It’s been a while since I delved into an economics theory book to understand why the supply curve slopes upwards. I’m no longer examined on why Ricardo didn’t simply live in a country with less rain rather then obsess with its comparable advantage in producing a certain good or service (perhaps we unconsciously choose rain and misery?). At school I recall that the beloved texts of Richard Lipsey were best used to help keep the windows open so that we could smoke out of them. However, following this morning’s GDP figures, it occurs to me later in life that there is a clear reason why productivity in the UK labour market is not picking up with falling unemployment and that Q4 GDP growth is only 0.7% (as expected). It’s actually a shame that Mark (Carney) the new Canadian boss at The Bank of England recently abandoned linking interest rate policy with unemployment (because the rate moved back up to 7.2% – marginally away from the previously key 7% level) but for me, 3 of the key features of last week’s ONS employment stats were as follows:
1) There are now 580,000 unfilled jobs in the UK economy, levels not seen since 2008.
2) 4.3 million of us are now self employed, a figure that has grown 15% since 2008-9.
3) Youth Unemployment (16-25 year olds) dropped 48,000 from the previous quarter to 917,000 – moving further away from the worrying 1m+ figures at the depth of the recession – but most worryingly, 250,000 of them have been out of work for longer than a year.

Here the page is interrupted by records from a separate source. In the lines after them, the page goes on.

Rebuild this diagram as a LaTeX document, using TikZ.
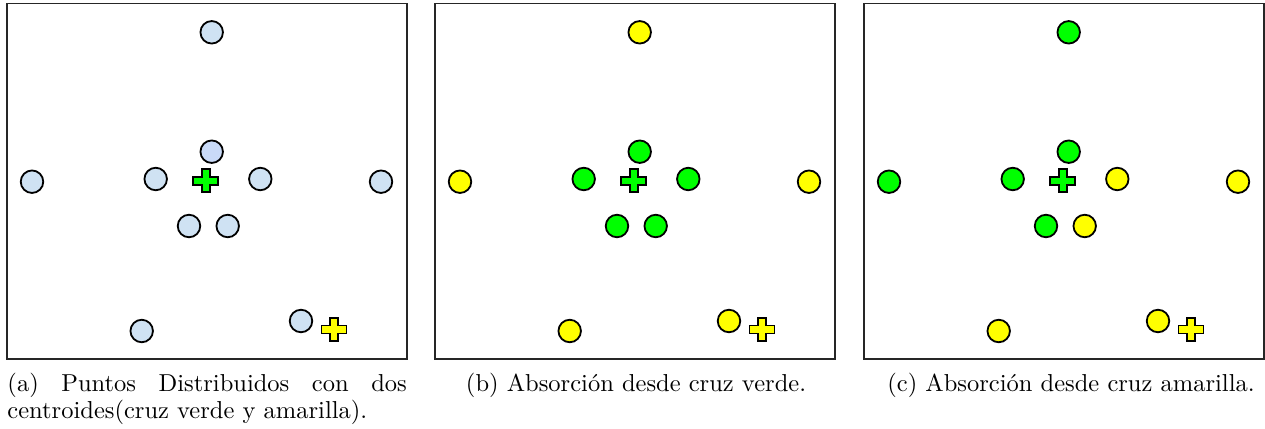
\documentclass[tikz,border=0pt]{standalone}
\usepackage{tikz}
\definecolor{celeste}{RGB}{207,226,243}
\definecolor{celesteb}{RGB}{201,218,248}
\definecolor{verde}{RGB}{0,255,0}
\definecolor{amarillo}{RGB}{255,255,0}

\begin{document}
\begin{tikzpicture}[x=1pt,y=-1pt,
   panel/.style={draw=black!85,line width=1.3pt},
   pto/.style={circle,draw,line width=1.8pt,fill=#1,minimum size=22.5pt,inner sep=0pt},
   leyenda/.style={inner sep=0pt,scale=2.45,transform shape,font=\fontsize{10}{11}\selectfont},
   pics/cruz/.style={code={\draw[line width=1.6pt,fill=#1]
      (-4,-11.5) -- (4,-11.5) -- (4,-4) -- (12.5,-4) -- (12.5,4) -- (4,4) -- (4,11.5)
      -- (-4,11.5) -- (-4,4) -- (-12.5,4) -- (-12.5,-4) -- (-4,-4) -- cycle;}}]
\useasboundingbox (0,0) rectangle (1265,428);

% marcos de las tres figuras
\foreach \dx in {0,428,857}
   \draw[panel] (7+\dx,3.5) rectangle (407+\dx,359);

% puntos: numero/x/y/color en (a)/(b)/(c)
\foreach \n/\x/\y/\ca/\cb/\cc in {
      1/211.7/32.3/celeste/amarillo/verde,
      2/211.7/151.7/celesteb/verde/verde,
      3/32/181.7/celeste/amarillo/verde,
      4/155.7/179/celeste/verde/verde,
      5/260.3/179/celeste/verde/amarillo,
      6/381/181.7/celeste/amarillo/amarillo,
      7/189/226/celeste/verde/verde,
      8/227.7/226/celeste/verde/amarillo,
      9/141.7/331/celeste/amarillo/amarillo,
      10/301/321/celeste/amarillo/amarillo} {
   \node[pto=\ca] (a\n) at (\x,\y) {};
   \node[pto=\cb] (b\n) at (\x+428,\y) {};
   \node[pto=\cc] (c\n) at (\x+857,\y) {};
}

% centroides
\foreach \p/\dx in {a/0,b/428,c/857} {
   \pic (\p verde) at (205.7+\dx,180.7) {cruz=verde};
   \pic (\p amar) at (334+\dx,329.3) {cruz=amarillo};
}

% leyendas
\node[leyenda,text width=163pt,align=justify,anchor=north west] (capA) at (7,373)
   {(a) Puntos Distribuidos con dos\linebreak centroides(cruz verde y amarilla).};
\node[leyenda,anchor=base] (capB) at (636,391) {(b) Absorción desde cruz verde.};
\node[leyenda,anchor=base] (capC) at (1071,391) {(c) Absorción desde cruz amarilla.};
\end{tikzpicture}
\end{document}
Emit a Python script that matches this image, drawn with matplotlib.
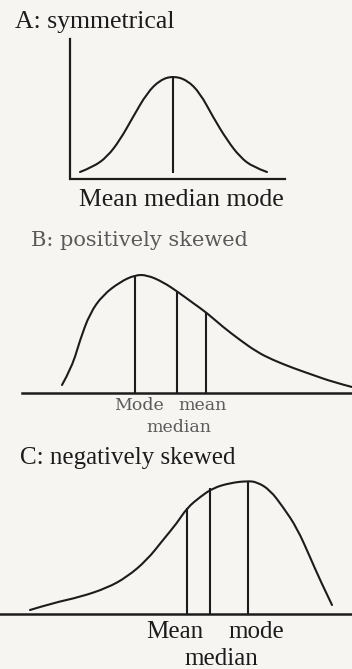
"""
Three sketches of a distribution: symmetrical, positively skewed, negatively skewed.
The canvas uses pixel-like units (x to the right, y downwards).
"""

import numpy as np
import matplotlib
matplotlib.use("Agg")
import matplotlib.pyplot as plt
from matplotlib.path import Path
from matplotlib.patches import PathPatch

plt.rcParams["font.family"] = ["Liberation Serif", "DejaVu Serif"]

# ================================================================
# 1. data
# ================================================================
# A: symmetrical
a_x = [80, 93, 107, 120, 133, 147, 160, 173, 187, 200, 213, 227, 240, 253, 267]
a_y = [172, 167, 157, 140, 117, 93, 80, 76, 80, 93, 117, 140, 157, 167, 172]
a_marks = [173]            # mean = median = mode
a_mark_top = [76]
a_label = "Mean median mode"

# B: positively skewed
b_x = [62, 72, 80, 90, 103, 120, 135, 147, 163, 178, 193, 207, 223, 240,
       257, 273, 293, 313, 333, 352]
b_y = [385, 367, 340, 313, 295, 282, 275, 275, 282, 292, 303, 313, 327, 340,
       352, 360, 368, 375, 382, 387]
b_marks = [135, 177, 206]  # mode, median, mean
b_mark_top = [275, 292, 312]
b_labels = ["Mode", "mean", "median"]

# C: negatively skewed
c_x = [30, 53, 80, 107, 127, 147, 163, 177, 187, 200, 213, 230, 247, 257,
       270, 283, 297, 310, 320, 332]
c_y = [610, 603, 597, 588, 577, 560, 540, 523, 508, 497, 488, 483, 481, 482,
       490, 507, 528, 557, 580, 605]
c_marks = [187, 210, 248]  # mean, median, mode
c_mark_top = [508, 488, 481]
c_labels = ["Mean", "mode", "median"]

titles = ["A: symmetrical", "B: positively skewed", "C: negatively skewed"]

# ================================================================
# 2. drawing
# ================================================================
ink = "#1c1c1c"
grey = "#5a5a5a"


def smooth_curve(ax, xs, ys, **kw):
    # quadratic bezier path: the read points act as control points
    pts = np.column_stack([xs, ys]).astype(float)
    verts = [pts[0]]
    codes = [Path.MOVETO]
    for i in range(1, len(pts) - 1):
        end = pts[i + 1] if i == len(pts) - 2 else (pts[i] + pts[i + 1]) / 2
        verts += [pts[i], end]
        codes += [Path.CURVE3, Path.CURVE3]
    ax.add_patch(PathPatch(Path(verts, codes), fill=False, capstyle="round", **kw))


fig = plt.figure(figsize=(3.52, 6.69), dpi=100, facecolor="#f6f5f1")
ax = fig.add_axes([0, 0, 1, 1])
ax.set_xlim(0, 352)
ax.set_ylim(669, 0)
ax.axis("off")

# ---- A ----
ax.text(15, 22, titles[0], fontsize=18.5, color=ink, va="center", ha="left")
ax.plot([70, 70, 285], [39, 179, 179], color=ink, lw=1.6, solid_joinstyle="miter")
smooth_curve(ax, a_x, a_y, edgecolor=ink, lw=1.5)
ax.vlines(a_marks, a_mark_top, 173, color=ink, lw=1.5)
ax.text(181, 200, a_label, fontsize=18.5, color=ink, ha="center", va="center")

# ---- B ----
ax.text(31, 241, titles[1], fontsize=15, color=grey, va="center", ha="left",
        family=["DejaVu Serif"])
ax.plot([22, 352], [393, 393], color=ink, lw=1.8)
smooth_curve(ax, b_x, b_y, edgecolor=ink, lw=1.5)
ax.vlines(b_marks, b_mark_top, 393, color=ink, lw=1.5)
ax.text(139, 405, b_labels[0], fontsize=12.5, color=grey, ha="center", va="center",
        family=["DejaVu Serif"])
ax.text(203, 405, b_labels[1], fontsize=12.5, color=grey, ha="center", va="center",
        family=["DejaVu Serif"])
ax.text(179, 428, b_labels[2], fontsize=12.5, color=grey, ha="center", va="center",
        family=["DejaVu Serif"])

# ---- C ----
ax.text(20, 458, titles[2], fontsize=18, color=ink, va="center", ha="left")
ax.plot([0, 352], [614, 614], color=ink, lw=1.8)
smooth_curve(ax, c_x, c_y, edgecolor=ink, lw=1.5)
ax.vlines(c_marks, c_mark_top, 614, color=ink, lw=1.5)
ax.text(175, 632, c_labels[0], fontsize=18, color=ink, ha="center", va="center")
ax.text(256, 632, c_labels[1], fontsize=18, color=ink, ha="center", va="center")
ax.text(221, 659, c_labels[2], fontsize=18, color=ink, ha="center", va="center")

fig.savefig("out.png", dpi=100, facecolor=fig.get_facecolor())
plt.close(fig)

I don’t currently have the time or inclination (old excuses die harder than memory) to delve into figures and theory much further (perhaps you do in which case we welcome your comments) but there is a view emerging that there is an explanation for a recent economic paradox.

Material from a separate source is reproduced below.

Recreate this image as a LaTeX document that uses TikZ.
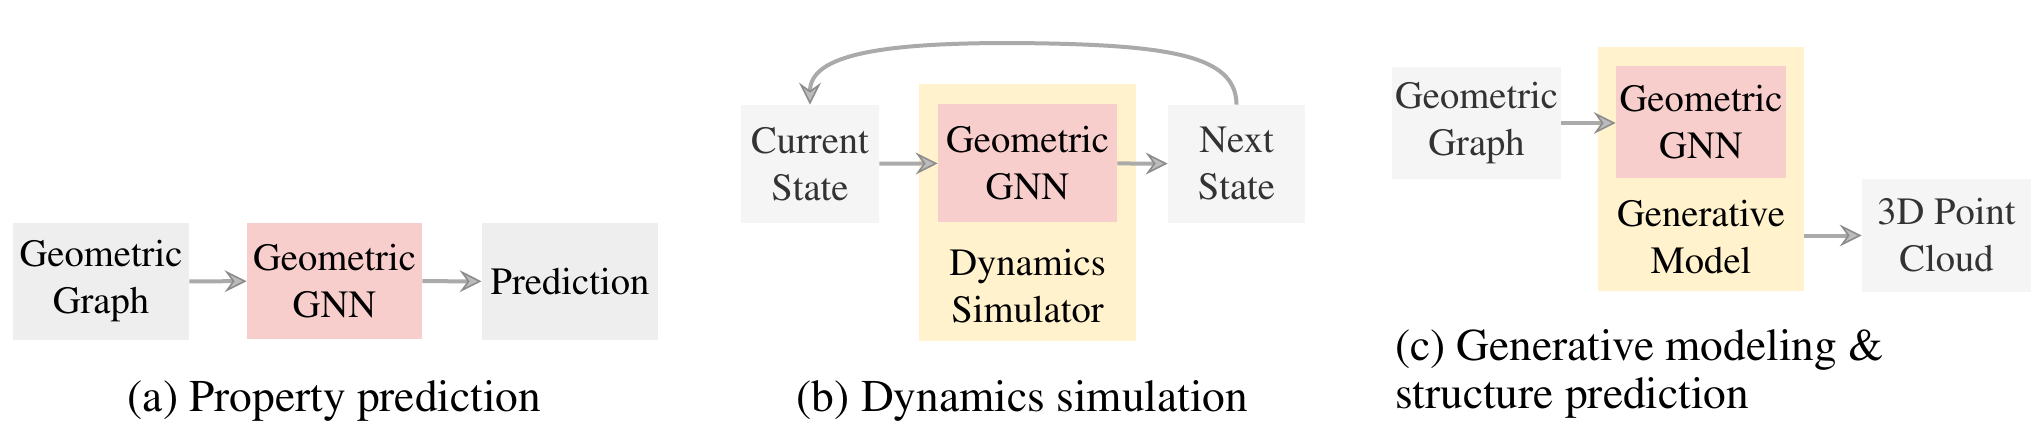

Economists warn us that, ceteris paribus (how I miss using those 2 words), productivity (output per unit of input) weakness (0.6% this year versus 5.6% in 2009) and spare capacity (factors of production not being used to their fullest capacity – think of a drooping sail) in the economy will lead to higher (wage) inflation (too much money chasing too few goods) which would mean interest rates (the price of money) will have to go up sooner than we thought (in time for the next election in Q2 2015 as the markets suggest). An interpretation becoming more common though is that the relationship between productivity and ‘unemployment’ has broken down for structural reasons. More and more people are self employed (as many as 38% of net job adds in the last 12 months) and underemployed (89% of those who have become self employed since the recession work – or generate pay to work – less than 30 hours a week). So perhaps there is room for the economy to grow without a risk of (excessive) inflation. This is substantiated by looking at the space we know best: an ONS report on Graduates in the UK Labour Market in November 2013 suggested that 47% of graduates who had completed a degree in the last 5 years were working in non-graduate roles. Many are also working in paid or unpaid internships. Underemployed graduates should start to earn bigger wage packets but we continually quote a stat that every £1 invested responsibly in graduates generates a Return On Investment of 530% over 3 years – now that’s productivity. UK inflation figures came in below the Bank Of England target of 2% last week and many still worry about deflation but wage inflation is a real concern (though National Minimum Wage rising to £7 an hour is more than necessary).
The government’s focus on entrepreneurialism (an easy way to wash their hands of the ‘lost generation’) has only exaggerated the productivity problems to date. Underemployment of UK graduates and the proliferation of part time and self employment masks the harsh reality of an economy that looks stronger on the face of it than it actually is and employment figures that are actually worse. I used to work at the same bank as the respected economist Stephen King (not that one but it is a horror story of sorts) who warns in his book ‘When The Money Runs Out‘ that the irresponsible flooding of the economy with cheap money in recent years will soon come home to roost (when the punch bowl gets taken away and the hangover commences) and turmoil will result. When rates do eventually rise (as sterling strength of 10% in the last year implies) given a booming housing market and at least the threat of inflation, then trouble could loom. But real unemployment or underemployment is still high and inflation is still (relatively) low so interest rates could arguably remain low for a while longer yet. The government has done well to stick to its knitting and stimulate economic growth (6 year highs and some of the strongest in the Western world) but it is still below pre-recession levels and perhaps obsessing with supply side solutions (Ricardo himself explained why the supply curve slopes upwards – because producers choose to supply more when the price is higher) isn’t the only solution. Keynesian thought suggests that we should not be obsessing with cutting borrowing and flooding the economy with cheap money (King might agree); rather we should be using demand side tools including increased government expenditure (and not just on HS2) to address structural issues in an ever changing economy, help the lost generation to find itself and boost productivity. Our calls for more subsidised internships (first made in 2010) remain.